++++ Data supplied ++++

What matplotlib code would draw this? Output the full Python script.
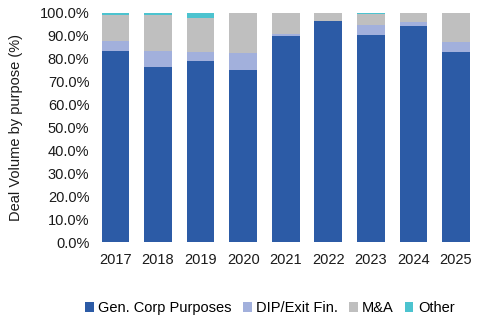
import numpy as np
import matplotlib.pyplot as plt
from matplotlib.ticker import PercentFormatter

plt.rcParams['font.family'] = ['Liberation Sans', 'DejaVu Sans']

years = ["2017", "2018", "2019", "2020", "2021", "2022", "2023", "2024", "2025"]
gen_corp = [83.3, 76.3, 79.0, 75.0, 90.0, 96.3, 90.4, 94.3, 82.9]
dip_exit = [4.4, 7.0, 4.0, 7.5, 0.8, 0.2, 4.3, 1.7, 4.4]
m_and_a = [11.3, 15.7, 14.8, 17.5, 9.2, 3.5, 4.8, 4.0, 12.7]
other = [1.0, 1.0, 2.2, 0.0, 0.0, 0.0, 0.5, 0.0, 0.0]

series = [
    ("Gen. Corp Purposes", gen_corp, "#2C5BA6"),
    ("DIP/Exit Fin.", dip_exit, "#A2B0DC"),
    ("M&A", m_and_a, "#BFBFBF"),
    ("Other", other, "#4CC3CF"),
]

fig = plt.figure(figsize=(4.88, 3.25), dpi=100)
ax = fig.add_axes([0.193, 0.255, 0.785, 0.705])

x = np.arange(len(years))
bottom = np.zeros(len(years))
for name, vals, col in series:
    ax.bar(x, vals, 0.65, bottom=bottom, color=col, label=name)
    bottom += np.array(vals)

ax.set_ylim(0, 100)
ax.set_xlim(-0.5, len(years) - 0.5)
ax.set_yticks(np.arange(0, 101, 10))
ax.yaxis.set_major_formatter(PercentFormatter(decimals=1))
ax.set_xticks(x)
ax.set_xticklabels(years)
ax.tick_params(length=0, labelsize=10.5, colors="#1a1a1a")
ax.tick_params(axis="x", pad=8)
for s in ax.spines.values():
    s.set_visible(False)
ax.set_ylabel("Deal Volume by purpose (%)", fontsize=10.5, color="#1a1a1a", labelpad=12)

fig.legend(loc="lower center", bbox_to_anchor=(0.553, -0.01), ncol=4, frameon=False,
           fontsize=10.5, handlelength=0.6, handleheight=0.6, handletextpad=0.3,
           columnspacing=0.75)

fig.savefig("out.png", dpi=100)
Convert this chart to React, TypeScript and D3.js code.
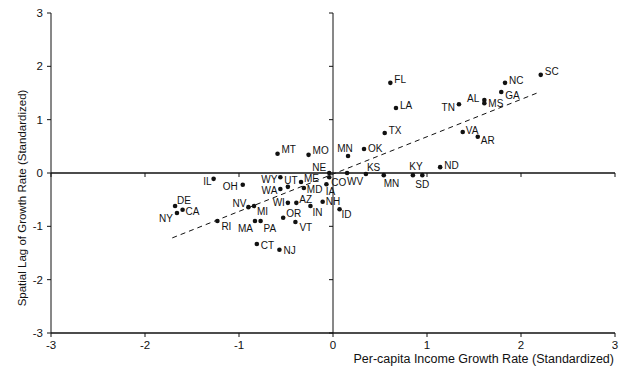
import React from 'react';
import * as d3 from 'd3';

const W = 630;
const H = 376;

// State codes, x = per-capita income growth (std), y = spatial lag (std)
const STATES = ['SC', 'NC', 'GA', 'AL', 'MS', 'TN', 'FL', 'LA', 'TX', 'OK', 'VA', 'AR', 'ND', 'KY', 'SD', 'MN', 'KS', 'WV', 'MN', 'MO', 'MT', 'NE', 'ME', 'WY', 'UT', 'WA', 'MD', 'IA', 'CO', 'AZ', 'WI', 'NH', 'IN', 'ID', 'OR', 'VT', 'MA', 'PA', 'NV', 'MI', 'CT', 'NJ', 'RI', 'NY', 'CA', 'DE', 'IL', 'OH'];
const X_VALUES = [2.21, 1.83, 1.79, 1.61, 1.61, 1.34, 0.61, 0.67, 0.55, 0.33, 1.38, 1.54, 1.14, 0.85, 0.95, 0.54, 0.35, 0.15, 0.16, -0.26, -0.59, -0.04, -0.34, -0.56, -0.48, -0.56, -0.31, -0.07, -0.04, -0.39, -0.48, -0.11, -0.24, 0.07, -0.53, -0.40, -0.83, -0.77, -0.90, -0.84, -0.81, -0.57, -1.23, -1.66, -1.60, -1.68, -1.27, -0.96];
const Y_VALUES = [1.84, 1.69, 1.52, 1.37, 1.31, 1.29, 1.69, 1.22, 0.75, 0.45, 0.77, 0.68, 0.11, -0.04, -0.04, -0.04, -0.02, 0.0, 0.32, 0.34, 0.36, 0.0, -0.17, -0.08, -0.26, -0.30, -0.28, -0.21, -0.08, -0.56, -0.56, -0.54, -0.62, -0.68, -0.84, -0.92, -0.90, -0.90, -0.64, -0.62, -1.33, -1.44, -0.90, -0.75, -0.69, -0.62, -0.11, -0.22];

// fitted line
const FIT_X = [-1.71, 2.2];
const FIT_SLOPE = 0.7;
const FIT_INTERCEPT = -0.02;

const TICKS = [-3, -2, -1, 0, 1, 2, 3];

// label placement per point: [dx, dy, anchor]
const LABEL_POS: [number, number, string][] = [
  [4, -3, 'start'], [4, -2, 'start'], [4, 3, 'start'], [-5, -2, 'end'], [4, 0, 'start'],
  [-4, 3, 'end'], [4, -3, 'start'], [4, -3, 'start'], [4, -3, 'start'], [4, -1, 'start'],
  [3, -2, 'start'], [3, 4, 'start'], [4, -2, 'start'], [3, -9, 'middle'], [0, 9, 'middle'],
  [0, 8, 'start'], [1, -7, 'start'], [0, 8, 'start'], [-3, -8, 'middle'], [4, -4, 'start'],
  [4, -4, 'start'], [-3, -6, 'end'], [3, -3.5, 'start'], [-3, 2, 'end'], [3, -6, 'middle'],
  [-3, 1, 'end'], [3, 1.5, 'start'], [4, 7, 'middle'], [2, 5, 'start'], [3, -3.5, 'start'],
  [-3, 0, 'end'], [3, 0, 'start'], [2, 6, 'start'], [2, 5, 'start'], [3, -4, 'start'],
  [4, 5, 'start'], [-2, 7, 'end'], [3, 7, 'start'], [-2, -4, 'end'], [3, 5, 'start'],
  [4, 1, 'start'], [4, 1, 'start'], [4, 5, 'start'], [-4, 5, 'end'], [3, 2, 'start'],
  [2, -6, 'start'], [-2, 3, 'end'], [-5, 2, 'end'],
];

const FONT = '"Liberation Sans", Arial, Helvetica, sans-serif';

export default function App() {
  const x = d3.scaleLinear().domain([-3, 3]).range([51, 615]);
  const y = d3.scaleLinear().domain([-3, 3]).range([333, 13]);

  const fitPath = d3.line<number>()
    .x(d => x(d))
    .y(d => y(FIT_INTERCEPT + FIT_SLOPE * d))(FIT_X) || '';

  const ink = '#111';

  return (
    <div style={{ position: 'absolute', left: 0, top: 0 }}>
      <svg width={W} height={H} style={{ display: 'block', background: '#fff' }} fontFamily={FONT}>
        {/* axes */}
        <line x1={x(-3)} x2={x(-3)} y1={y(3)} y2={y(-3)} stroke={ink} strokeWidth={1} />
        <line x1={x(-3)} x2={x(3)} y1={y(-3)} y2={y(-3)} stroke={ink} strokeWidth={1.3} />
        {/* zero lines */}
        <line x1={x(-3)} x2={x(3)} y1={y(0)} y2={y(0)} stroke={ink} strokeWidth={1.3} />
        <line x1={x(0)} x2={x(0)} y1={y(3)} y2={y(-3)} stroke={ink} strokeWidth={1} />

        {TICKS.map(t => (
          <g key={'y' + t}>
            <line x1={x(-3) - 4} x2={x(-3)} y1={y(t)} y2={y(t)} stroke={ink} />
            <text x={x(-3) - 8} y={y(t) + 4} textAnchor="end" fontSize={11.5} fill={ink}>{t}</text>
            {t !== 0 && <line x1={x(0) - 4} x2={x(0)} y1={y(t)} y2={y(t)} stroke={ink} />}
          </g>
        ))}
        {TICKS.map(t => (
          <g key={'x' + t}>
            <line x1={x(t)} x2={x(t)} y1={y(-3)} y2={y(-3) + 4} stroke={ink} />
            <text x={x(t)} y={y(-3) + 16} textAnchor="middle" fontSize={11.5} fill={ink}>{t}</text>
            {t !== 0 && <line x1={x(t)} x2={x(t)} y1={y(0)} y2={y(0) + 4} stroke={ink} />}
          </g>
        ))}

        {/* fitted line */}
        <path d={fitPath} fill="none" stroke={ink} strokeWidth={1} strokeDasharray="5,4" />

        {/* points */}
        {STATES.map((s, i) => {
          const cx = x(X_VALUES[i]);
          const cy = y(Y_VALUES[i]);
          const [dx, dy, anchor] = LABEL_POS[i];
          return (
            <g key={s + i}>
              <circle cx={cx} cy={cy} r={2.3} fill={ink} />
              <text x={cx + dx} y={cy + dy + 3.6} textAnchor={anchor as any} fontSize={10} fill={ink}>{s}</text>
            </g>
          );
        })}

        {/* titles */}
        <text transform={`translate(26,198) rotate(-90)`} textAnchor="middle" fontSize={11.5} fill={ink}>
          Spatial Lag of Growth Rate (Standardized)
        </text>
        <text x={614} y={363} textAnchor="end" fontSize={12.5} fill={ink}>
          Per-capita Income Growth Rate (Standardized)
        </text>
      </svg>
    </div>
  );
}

++++

Please repeat exactly the data above from its first line to the line that contains "bottom += np.array(vals)", inclusive, and leave every picture out.

What matplotlib code would draw this? Output the full Python script.
import numpy as np
import matplotlib.pyplot as plt
from matplotlib.ticker import PercentFormatter

plt.rcParams['font.family'] = ['Liberation Sans', 'DejaVu Sans']

years = ["2017", "2018", "2019", "2020", "2021", "2022", "2023", "2024", "2025"]
gen_corp = [83.3, 76.3, 79.0, 75.0, 90.0, 96.3, 90.4, 94.3, 82.9]
dip_exit = [4.4, 7.0, 4.0, 7.5, 0.8, 0.2, 4.3, 1.7, 4.4]
m_and_a = [11.3, 15.7, 14.8, 17.5, 9.2, 3.5, 4.8, 4.0, 12.7]
other = [1.0, 1.0, 2.2, 0.0, 0.0, 0.0, 0.5, 0.0, 0.0]

series = [
    ("Gen. Corp Purposes", gen_corp, "#2C5BA6"),
    ("DIP/Exit Fin.", dip_exit, "#A2B0DC"),
    ("M&A", m_and_a, "#BFBFBF"),
    ("Other", other, "#4CC3CF"),
]

fig = plt.figure(figsize=(4.88, 3.25), dpi=100)
ax = fig.add_axes([0.193, 0.255, 0.785, 0.705])

x = np.arange(len(years))
bottom = np.zeros(len(years))
for name, vals, col in series:
    ax.bar(x, vals, 0.65, bottom=bottom, color=col, label=name)
    bottom += np.array(vals)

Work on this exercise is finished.